While it is fun to argue about how much resale prices will rise or fall at RIV compared to other resorts, I think it misses a big point. That point is that resale prices are going to fall at all resorts and maybe pretty dramatically. What makes resale attractive is the savings versus a cash stay at a regular Disney deluxe resort over time. For the current prices to remain sustainable it requires the cash rates at Disney deluxe resorts to be able to keep increasing at the incredible rate they have in the post pandemic world. If you look at what is happening hotel occupancy rates and prices over the last six months around the world, those kind of increases in cash rates are proving to be unsustainable. If you think Disney won't be impacted by the kind of problems we are seeing develop in places like Vegas, I think you are being overly optimistic.

I am not saying we are headed into a recession or anything like that. I just think we are seeing a growing backlash to the dramatic increases in the cost of vacations far outpacing even the sky high inflation rates. Now that people don't feel the need for revenge travel, they are becoming ever increasingly price sensitive when it comes to vacation spending.

A good portion of WDW guests are international, and due to world events and US policies, tourism to the US is diving.
For example, visitors from Mexico, Brazil and many other countries will soon be required to pay an extra $250 fee.

This drop in tourism will impact WDW, and likely impact the hotel occupancy rates.
 
If buyers actually cared about total cost of ownership and resale value we would see no Audi/BMW/MB on the road. A DVC contract for most is about the same cost as a car and we see that people buy what they want not what is the best value.
I have my paid off mom car (CCV) and then we have a high end off road truck (VDH/VGC)
 

We don't go to Vegas anymore because you cant walk down the street without being hit in the face constantly with marijuana, people sleeping in corners. It has nothing to do with prices. I know many share my sentiment, I dont think prices are the issue with Vegas tourism slumping.
Vegas has always been seedy. The problem most people cite about Vegas is how overpriced everything there is. Vegas has always been a little overpriced, but things got really out of hand after Covid (which you could also say about Disney). This is compounded by American household budgets being strained by inflation in general. Other theories for Vegas tourism being down are:
  1. Drop in foreign tourists, namely from Canada. This would also apply to Disney.
  2. California opening casinos. The Disney parallel to this would be Epic Universe.
  3. Service quality going downhill, which I also hear about Disney.
But yes, Disney doesn't have any issues with homeless people or marijuana smell, and that does count for something.

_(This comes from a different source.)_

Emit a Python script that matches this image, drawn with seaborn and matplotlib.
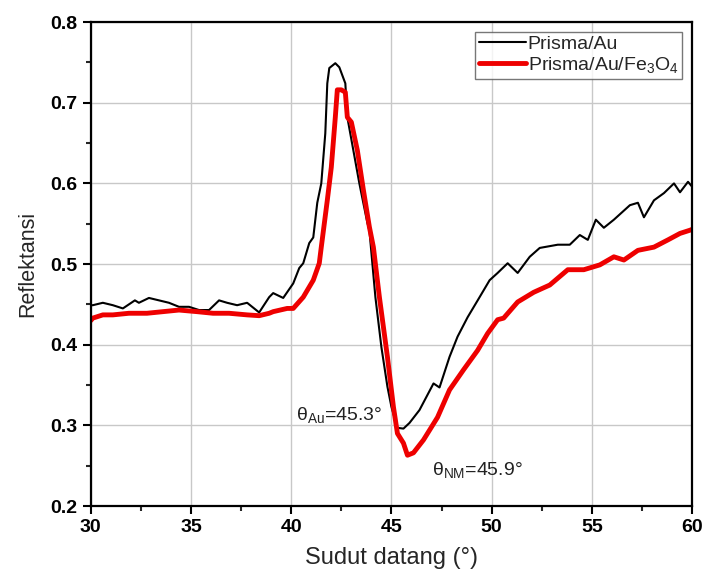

With all of that being said, you can check cash rates at Disney hotels and see that they're not the same as they were a couple years ago. As a DVC owner, that is a cause for concern as it undermines demand for DVC contracts.
 
The “hurt the customer” to make them buy direct is the evidence their direct product is overpriced and they absolutely know it. They realize people can easily pay to add luxury to their stays without having “blue card” bs. Hence, if they insist on drastic buy in inflation this is all that’s left.
Im just guessing but it’s likely part of a long term plan. DVC has been watching how much meat is left on the bone that a huge resale market has been built. But DVD doesn’t make a dime on resale. My bet is eventually they will have a way to bring resale back into their sandbox. If people arebuying restricted resales low price, that leaves room for a ‘washed points’ price.
 
  1. Drop in foreign tourists, namely from Canada. This would also apply to Disney.
  2. California opening casinos. The Disney parallel to this would be Epic Universe.
  3. Service quality going downhill, which I also hear about Disney.
Some comments on these:

1) Foreign tourists make up less than 10% of Orlando visitors, I was surprised it was that little. (We had some good data on our stock thread on that but of course I can't find it now.) That means that even if it dropped by a third, it would just amount to a couple percent less in overall visitors.

2) Your comparison is nothing like EU/WDW - EU will draw more overall visitors to Orlando and many of them will find their way to WDW, it is exactly what happened when HP opened, both Universal and WDW attendance went up.

3) This is certainly true and it's frustratingly happening everywhere. I dread calling or chatting with help desks, and the supposed AT improvements do nothing but make it more frustrating!